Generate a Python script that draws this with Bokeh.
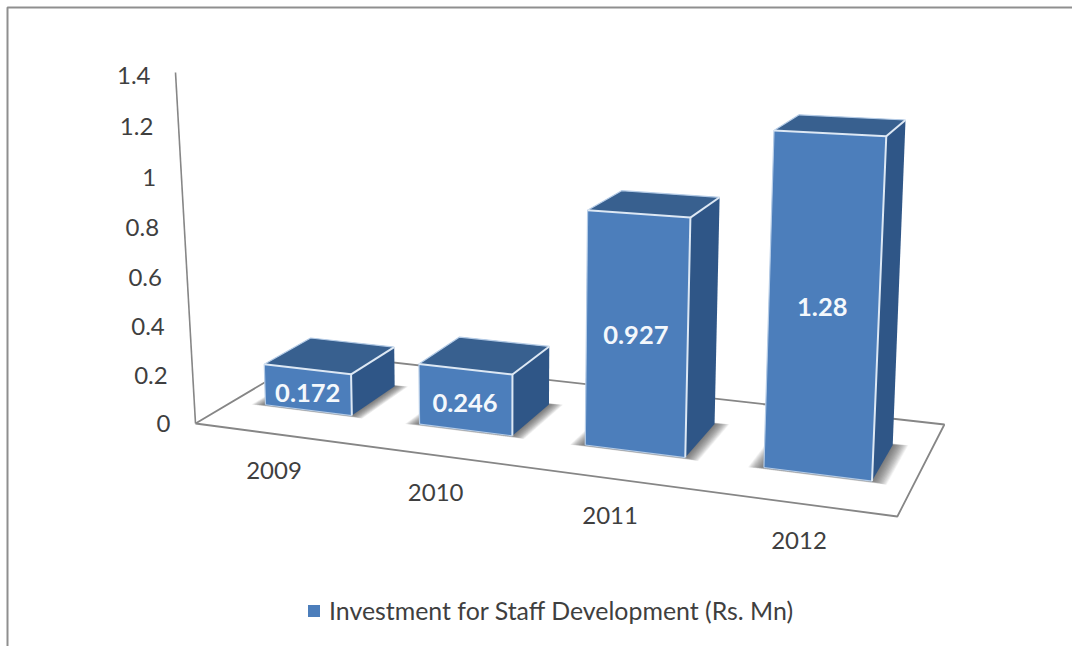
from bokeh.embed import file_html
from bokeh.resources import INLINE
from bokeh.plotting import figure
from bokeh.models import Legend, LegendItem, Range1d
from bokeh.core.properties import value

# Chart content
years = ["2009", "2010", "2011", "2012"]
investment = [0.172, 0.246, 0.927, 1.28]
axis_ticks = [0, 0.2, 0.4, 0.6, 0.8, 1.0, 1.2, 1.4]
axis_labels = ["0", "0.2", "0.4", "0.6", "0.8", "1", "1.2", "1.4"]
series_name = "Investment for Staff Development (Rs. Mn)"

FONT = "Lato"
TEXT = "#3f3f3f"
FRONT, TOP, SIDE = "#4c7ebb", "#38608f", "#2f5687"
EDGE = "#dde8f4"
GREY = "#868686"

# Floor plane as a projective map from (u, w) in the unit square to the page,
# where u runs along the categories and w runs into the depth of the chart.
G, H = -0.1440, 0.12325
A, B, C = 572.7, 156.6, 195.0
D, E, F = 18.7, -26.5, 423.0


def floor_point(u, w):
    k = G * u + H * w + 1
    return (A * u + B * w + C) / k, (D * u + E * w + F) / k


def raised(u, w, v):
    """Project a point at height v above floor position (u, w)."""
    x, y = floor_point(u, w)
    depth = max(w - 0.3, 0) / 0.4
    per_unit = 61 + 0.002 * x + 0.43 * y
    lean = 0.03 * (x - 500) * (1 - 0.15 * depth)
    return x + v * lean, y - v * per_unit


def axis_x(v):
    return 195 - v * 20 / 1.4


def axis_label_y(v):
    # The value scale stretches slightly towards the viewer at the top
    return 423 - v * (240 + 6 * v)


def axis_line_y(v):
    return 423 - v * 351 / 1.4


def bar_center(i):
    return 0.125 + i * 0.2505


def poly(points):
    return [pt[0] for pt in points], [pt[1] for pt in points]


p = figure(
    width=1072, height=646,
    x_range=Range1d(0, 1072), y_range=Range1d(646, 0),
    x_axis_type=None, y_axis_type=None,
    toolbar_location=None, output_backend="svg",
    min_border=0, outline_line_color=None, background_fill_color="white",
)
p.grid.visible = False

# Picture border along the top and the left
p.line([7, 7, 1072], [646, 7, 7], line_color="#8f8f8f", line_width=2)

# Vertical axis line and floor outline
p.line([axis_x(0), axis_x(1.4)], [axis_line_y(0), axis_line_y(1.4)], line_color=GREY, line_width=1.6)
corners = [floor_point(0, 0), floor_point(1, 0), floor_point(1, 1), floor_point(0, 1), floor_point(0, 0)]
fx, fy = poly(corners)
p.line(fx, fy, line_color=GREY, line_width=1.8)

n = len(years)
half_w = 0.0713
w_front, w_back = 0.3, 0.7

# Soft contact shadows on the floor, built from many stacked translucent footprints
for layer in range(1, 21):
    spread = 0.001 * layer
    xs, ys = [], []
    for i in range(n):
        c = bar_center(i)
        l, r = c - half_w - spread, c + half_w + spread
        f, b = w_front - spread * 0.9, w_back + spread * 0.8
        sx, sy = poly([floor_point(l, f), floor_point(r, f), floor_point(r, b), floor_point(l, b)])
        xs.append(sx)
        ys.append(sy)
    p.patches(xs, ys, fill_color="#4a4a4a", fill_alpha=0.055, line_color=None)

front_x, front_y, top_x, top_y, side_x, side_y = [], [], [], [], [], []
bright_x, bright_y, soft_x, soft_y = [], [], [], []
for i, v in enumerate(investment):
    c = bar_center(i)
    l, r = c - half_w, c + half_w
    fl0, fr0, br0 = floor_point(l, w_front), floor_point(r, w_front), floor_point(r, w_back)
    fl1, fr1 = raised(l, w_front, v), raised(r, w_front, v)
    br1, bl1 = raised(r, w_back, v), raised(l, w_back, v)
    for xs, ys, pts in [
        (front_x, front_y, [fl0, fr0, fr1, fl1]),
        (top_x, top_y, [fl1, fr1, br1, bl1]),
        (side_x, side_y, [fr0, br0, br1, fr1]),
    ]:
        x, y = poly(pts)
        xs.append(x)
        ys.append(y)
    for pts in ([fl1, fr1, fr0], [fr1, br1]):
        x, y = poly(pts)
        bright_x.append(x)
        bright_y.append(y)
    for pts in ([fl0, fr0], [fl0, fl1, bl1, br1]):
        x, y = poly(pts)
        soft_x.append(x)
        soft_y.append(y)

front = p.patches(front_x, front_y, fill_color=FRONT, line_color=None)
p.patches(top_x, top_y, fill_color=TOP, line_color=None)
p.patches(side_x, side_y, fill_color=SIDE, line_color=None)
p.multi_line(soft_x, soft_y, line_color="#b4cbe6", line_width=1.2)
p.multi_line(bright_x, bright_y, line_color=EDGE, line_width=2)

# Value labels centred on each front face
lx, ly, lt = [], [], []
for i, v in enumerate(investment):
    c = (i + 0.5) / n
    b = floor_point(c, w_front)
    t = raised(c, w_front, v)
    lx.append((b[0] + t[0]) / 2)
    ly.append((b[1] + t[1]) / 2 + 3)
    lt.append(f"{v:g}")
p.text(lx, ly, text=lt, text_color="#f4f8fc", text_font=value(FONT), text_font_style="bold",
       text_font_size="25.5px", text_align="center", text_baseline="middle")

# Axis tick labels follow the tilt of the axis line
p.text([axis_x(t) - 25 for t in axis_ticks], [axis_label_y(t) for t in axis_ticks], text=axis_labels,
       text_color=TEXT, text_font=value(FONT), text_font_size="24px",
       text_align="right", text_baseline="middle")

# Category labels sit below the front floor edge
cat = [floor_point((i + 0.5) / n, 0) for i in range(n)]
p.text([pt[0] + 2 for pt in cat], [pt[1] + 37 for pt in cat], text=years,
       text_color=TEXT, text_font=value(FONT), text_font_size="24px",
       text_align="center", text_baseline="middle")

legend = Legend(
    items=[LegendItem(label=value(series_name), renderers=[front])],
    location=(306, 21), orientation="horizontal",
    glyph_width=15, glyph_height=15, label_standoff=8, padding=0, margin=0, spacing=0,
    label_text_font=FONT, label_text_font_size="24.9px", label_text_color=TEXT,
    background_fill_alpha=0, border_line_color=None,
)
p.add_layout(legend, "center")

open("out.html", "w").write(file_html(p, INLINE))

.....

• **TASK TO COMPLETE**:
Write out exactly the lines between the start of the data and the line with "return [pt[0] for", including both, but none of the pictures.

• **THE SOLUTION**:
Generate a Python script that draws this with Bokeh.
from bokeh.embed import file_html
from bokeh.resources import INLINE
from bokeh.plotting import figure
from bokeh.models import Legend, LegendItem, Range1d
from bokeh.core.properties import value

# Chart content
years = ["2009", "2010", "2011", "2012"]
investment = [0.172, 0.246, 0.927, 1.28]
axis_ticks = [0, 0.2, 0.4, 0.6, 0.8, 1.0, 1.2, 1.4]
axis_labels = ["0", "0.2", "0.4", "0.6", "0.8", "1", "1.2", "1.4"]
series_name = "Investment for Staff Development (Rs. Mn)"

FONT = "Lato"
TEXT = "#3f3f3f"
FRONT, TOP, SIDE = "#4c7ebb", "#38608f", "#2f5687"
EDGE = "#dde8f4"
GREY = "#868686"

# Floor plane as a projective map from (u, w) in the unit square to the page,
# where u runs along the categories and w runs into the depth of the chart.
G, H = -0.1440, 0.12325
A, B, C = 572.7, 156.6, 195.0
D, E, F = 18.7, -26.5, 423.0


def floor_point(u, w):
    k = G * u + H * w + 1
    return (A * u + B * w + C) / k, (D * u + E * w + F) / k


def raised(u, w, v):
    """Project a point at height v above floor position (u, w)."""
    x, y = floor_point(u, w)
    depth = max(w - 0.3, 0) / 0.4
    per_unit = 61 + 0.002 * x + 0.43 * y
    lean = 0.03 * (x - 500) * (1 - 0.15 * depth)
    return x + v * lean, y - v * per_unit


def axis_x(v):
    return 195 - v * 20 / 1.4


def axis_label_y(v):
    # The value scale stretches slightly towards the viewer at the top
    return 423 - v * (240 + 6 * v)


def axis_line_y(v):
    return 423 - v * 351 / 1.4


def bar_center(i):
    return 0.125 + i * 0.2505


def poly(points):
    return [pt[0] for pt in points], [pt[1] for pt in points]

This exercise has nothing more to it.